RECORD SET →
***

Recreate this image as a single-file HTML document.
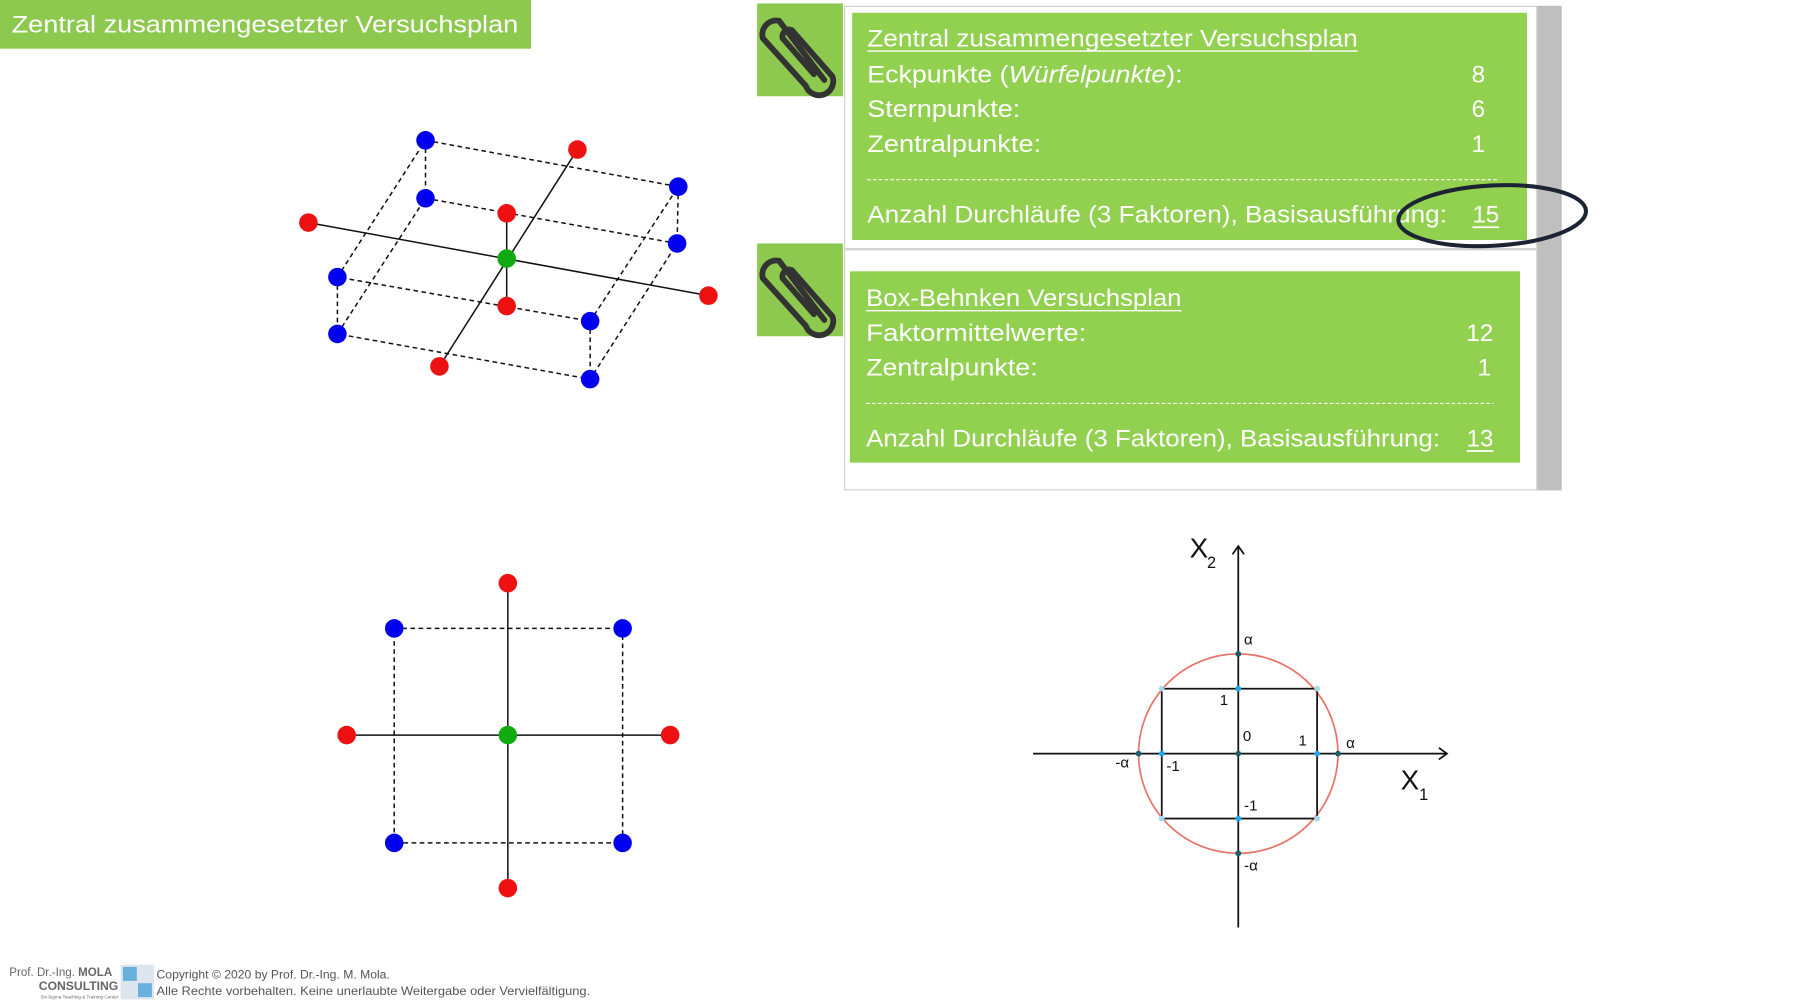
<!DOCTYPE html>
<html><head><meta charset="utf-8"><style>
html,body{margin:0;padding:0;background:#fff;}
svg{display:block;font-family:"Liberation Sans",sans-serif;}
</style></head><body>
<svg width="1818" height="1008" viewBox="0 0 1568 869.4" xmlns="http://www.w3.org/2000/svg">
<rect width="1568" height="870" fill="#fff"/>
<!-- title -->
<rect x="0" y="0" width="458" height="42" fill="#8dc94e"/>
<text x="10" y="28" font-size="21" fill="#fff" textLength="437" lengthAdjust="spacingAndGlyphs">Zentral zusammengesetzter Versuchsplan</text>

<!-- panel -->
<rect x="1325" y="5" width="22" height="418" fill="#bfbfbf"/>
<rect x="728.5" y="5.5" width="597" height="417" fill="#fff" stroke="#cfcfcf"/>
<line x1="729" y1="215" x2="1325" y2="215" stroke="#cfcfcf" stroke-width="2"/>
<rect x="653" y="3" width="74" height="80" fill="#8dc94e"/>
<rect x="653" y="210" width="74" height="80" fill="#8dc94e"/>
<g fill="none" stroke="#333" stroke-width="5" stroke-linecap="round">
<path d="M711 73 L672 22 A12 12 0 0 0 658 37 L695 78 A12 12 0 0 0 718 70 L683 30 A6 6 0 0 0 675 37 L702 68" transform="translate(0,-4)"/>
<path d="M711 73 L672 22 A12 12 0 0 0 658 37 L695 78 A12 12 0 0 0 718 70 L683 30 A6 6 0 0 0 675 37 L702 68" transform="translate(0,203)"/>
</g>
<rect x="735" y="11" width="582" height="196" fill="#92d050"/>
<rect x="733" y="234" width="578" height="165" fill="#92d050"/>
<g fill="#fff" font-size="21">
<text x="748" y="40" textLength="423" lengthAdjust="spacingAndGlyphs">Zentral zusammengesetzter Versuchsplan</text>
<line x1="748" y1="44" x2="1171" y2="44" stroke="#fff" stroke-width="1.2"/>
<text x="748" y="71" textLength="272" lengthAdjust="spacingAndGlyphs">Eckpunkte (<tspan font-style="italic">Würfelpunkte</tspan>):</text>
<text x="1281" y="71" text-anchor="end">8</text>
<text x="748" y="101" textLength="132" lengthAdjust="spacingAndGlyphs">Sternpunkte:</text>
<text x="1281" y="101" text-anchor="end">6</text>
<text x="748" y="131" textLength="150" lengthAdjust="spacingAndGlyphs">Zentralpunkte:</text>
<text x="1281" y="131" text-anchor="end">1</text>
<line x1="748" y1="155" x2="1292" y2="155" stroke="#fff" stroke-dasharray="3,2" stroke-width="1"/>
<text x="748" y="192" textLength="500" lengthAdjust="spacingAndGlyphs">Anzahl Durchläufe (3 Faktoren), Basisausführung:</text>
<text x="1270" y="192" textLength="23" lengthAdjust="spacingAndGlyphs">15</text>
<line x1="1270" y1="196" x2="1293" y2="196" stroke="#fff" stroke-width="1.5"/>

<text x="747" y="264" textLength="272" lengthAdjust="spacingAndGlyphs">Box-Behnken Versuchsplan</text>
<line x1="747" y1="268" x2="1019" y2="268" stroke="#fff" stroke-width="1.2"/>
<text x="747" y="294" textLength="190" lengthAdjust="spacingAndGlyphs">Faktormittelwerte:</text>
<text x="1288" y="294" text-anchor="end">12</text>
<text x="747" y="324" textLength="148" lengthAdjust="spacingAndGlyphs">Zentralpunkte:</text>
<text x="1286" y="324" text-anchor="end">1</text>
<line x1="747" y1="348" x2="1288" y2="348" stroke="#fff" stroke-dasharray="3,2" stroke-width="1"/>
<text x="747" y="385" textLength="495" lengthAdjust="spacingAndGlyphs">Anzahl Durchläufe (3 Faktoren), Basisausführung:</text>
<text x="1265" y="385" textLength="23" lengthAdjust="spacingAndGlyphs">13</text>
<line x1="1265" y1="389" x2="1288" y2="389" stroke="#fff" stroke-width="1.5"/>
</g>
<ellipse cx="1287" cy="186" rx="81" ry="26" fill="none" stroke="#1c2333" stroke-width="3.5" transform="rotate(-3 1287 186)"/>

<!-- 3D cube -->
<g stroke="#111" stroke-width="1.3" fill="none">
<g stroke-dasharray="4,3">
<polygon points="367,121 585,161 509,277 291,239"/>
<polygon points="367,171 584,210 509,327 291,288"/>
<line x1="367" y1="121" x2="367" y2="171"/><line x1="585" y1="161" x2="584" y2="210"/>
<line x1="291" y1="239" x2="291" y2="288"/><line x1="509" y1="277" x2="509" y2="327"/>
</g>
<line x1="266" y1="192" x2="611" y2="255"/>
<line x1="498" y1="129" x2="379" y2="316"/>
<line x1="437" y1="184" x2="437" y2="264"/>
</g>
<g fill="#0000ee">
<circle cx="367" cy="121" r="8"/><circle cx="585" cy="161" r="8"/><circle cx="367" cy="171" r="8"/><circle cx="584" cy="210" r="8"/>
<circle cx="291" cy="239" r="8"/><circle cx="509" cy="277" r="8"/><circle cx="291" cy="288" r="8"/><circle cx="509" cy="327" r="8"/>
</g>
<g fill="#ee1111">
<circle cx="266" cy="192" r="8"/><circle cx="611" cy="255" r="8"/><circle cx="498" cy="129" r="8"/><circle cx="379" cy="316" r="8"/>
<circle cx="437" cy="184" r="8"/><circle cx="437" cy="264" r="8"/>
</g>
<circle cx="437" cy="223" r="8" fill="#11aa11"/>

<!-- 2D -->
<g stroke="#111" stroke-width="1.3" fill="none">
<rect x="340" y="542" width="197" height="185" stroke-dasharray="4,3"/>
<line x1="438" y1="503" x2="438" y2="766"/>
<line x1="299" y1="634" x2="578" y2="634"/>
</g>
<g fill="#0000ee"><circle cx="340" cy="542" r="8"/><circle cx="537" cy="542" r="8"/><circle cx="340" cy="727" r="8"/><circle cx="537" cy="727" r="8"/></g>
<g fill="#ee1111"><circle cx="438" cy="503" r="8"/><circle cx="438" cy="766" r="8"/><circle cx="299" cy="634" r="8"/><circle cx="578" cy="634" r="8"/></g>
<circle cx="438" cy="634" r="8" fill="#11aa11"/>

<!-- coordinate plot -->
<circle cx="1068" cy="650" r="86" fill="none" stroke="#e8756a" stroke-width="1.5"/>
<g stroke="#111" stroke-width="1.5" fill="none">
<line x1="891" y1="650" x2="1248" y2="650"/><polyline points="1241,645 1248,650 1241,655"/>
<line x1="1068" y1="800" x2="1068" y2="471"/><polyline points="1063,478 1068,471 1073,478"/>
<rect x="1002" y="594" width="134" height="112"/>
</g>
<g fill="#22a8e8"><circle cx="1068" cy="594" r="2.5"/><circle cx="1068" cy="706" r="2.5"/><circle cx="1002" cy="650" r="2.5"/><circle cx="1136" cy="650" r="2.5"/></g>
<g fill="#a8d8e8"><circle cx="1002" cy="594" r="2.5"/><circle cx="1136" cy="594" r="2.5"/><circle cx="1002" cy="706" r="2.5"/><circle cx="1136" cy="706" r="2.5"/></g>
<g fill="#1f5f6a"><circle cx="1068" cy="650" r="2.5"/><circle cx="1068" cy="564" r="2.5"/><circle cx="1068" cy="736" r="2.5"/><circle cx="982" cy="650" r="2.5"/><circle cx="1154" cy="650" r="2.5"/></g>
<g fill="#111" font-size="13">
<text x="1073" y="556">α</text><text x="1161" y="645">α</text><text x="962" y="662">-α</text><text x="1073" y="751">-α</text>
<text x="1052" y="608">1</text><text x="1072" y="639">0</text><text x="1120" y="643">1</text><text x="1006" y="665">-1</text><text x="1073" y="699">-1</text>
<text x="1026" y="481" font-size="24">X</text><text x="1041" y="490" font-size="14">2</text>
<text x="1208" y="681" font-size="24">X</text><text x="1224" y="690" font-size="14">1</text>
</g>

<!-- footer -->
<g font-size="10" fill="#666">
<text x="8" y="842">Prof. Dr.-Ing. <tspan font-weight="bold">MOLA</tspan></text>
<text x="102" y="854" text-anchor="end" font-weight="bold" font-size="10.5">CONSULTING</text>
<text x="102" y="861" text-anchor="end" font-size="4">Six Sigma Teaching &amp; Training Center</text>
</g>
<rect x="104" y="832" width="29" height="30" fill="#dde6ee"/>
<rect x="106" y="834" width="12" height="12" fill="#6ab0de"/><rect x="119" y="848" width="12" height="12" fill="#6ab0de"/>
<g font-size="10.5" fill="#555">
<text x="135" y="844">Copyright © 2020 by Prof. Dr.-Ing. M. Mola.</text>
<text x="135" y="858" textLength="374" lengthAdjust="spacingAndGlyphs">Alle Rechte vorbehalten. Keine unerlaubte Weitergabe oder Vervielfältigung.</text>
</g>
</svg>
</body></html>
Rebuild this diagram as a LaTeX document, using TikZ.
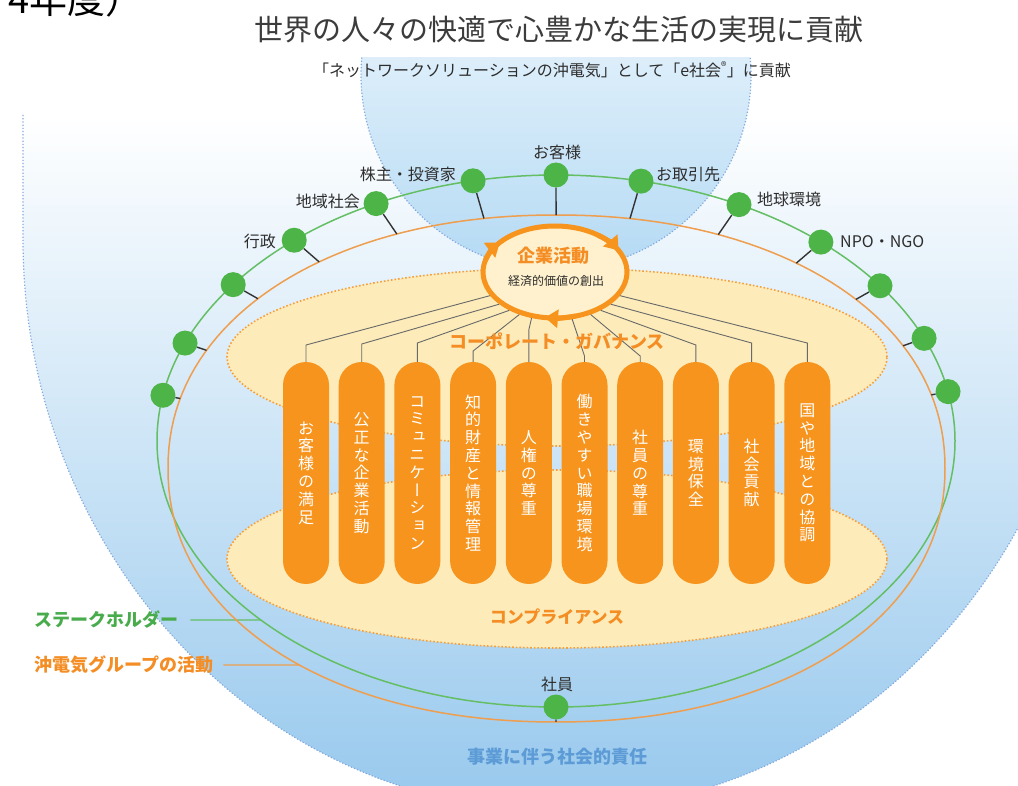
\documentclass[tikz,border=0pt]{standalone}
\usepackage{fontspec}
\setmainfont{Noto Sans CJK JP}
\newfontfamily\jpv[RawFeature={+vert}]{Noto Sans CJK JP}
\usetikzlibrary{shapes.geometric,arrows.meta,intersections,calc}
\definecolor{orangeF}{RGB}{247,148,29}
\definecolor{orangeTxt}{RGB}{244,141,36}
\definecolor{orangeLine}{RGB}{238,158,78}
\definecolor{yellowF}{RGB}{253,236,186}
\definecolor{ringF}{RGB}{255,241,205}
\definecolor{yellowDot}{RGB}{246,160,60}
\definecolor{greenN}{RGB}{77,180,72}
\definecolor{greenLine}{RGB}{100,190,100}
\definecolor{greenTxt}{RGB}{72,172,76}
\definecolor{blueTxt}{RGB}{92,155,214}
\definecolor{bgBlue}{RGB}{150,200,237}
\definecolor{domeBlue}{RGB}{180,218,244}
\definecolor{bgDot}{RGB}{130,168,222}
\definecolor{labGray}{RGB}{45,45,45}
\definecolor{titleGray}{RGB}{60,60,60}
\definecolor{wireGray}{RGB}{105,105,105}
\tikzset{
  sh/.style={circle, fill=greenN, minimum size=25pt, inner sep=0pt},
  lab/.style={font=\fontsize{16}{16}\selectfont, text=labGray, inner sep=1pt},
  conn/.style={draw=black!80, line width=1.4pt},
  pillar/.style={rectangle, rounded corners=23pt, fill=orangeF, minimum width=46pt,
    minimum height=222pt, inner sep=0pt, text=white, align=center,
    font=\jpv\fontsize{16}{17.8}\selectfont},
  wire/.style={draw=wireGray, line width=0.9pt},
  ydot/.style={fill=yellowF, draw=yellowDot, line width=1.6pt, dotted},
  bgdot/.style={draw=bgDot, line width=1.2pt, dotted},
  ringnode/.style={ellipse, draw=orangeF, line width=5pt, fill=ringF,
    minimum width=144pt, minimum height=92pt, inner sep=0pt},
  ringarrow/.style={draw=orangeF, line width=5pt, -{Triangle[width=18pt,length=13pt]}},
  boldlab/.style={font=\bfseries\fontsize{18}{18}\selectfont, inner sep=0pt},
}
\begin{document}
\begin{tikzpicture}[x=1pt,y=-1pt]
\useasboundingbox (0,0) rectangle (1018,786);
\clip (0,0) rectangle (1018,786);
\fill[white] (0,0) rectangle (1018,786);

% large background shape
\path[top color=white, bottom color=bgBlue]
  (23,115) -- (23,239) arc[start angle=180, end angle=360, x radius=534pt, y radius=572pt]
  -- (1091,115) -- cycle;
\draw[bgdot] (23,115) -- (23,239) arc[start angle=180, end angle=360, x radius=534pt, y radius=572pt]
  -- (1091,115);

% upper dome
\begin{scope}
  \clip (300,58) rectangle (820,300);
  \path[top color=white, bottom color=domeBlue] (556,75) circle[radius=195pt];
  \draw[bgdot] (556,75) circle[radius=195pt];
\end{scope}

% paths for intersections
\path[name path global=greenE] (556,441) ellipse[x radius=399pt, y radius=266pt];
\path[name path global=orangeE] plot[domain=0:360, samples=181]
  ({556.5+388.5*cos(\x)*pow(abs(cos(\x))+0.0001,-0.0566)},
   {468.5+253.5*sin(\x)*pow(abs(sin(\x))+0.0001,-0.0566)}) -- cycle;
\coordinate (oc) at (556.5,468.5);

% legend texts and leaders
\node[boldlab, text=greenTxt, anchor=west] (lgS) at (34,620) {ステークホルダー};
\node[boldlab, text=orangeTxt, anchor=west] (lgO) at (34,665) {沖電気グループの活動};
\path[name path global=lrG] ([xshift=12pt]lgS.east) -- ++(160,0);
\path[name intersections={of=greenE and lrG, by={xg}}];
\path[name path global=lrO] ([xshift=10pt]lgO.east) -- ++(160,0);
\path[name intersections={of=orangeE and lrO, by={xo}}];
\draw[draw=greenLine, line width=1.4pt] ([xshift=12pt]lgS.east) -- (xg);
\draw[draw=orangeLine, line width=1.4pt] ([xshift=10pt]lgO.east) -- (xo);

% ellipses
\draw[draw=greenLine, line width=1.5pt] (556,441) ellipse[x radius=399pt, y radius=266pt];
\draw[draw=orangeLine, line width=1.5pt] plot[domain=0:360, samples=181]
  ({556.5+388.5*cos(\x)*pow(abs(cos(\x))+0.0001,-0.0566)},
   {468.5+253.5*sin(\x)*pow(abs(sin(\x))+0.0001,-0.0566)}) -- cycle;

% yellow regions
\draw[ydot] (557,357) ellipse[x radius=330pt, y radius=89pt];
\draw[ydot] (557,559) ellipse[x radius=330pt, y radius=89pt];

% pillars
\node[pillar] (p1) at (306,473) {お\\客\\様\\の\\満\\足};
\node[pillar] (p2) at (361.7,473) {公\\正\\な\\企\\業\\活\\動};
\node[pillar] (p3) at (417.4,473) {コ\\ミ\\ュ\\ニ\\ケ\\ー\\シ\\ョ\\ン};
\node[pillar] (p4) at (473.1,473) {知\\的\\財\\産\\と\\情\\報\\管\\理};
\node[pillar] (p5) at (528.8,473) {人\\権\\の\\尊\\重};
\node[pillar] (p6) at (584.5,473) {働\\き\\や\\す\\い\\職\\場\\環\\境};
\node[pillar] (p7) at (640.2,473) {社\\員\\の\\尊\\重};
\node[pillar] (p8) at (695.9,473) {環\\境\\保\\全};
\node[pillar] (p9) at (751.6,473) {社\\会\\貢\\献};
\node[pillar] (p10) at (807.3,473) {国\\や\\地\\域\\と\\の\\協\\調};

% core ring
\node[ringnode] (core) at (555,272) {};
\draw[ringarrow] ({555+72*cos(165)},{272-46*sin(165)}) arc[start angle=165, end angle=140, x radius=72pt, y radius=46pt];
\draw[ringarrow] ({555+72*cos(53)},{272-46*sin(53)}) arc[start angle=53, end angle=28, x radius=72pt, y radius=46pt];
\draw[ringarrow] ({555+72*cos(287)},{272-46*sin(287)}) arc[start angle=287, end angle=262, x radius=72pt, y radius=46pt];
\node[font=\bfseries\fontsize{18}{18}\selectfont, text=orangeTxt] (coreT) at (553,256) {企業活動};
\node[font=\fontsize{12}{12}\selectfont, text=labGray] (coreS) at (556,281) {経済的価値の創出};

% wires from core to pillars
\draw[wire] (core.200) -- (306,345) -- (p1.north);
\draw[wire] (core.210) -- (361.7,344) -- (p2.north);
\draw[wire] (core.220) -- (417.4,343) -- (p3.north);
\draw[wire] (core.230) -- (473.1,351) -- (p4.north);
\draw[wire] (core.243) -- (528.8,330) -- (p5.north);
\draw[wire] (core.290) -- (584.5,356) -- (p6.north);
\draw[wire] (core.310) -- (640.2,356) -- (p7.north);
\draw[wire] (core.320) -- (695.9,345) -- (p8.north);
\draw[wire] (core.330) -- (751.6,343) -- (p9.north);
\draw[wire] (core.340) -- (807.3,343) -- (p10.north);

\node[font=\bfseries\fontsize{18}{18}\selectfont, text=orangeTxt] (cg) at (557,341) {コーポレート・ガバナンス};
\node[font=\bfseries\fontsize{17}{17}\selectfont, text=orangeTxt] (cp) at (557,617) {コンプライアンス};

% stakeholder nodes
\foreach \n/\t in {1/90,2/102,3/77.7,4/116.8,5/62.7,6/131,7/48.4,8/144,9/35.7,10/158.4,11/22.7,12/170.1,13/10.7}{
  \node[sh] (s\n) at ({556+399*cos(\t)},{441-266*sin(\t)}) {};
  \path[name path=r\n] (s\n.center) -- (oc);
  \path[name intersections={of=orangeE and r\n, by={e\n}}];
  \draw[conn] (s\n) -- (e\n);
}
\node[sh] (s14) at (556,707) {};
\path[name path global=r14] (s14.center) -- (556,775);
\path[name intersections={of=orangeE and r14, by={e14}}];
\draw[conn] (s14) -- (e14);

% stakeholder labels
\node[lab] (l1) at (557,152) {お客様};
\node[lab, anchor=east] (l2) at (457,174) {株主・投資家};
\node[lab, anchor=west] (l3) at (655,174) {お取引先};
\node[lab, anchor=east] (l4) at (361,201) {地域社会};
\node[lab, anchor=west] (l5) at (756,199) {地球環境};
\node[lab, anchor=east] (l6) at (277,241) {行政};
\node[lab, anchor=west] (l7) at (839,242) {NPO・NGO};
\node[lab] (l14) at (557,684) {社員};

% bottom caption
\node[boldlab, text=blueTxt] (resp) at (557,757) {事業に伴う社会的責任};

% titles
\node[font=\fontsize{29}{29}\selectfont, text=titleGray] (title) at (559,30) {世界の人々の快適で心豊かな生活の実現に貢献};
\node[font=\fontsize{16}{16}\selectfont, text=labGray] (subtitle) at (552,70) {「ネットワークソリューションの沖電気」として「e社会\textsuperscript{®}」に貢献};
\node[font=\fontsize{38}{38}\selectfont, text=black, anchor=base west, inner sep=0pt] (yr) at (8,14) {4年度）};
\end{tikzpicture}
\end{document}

***

STATED EXERCISE →
Among the lines of the material above, how many include the string "this"? Report only that number.

RESPONSE →
2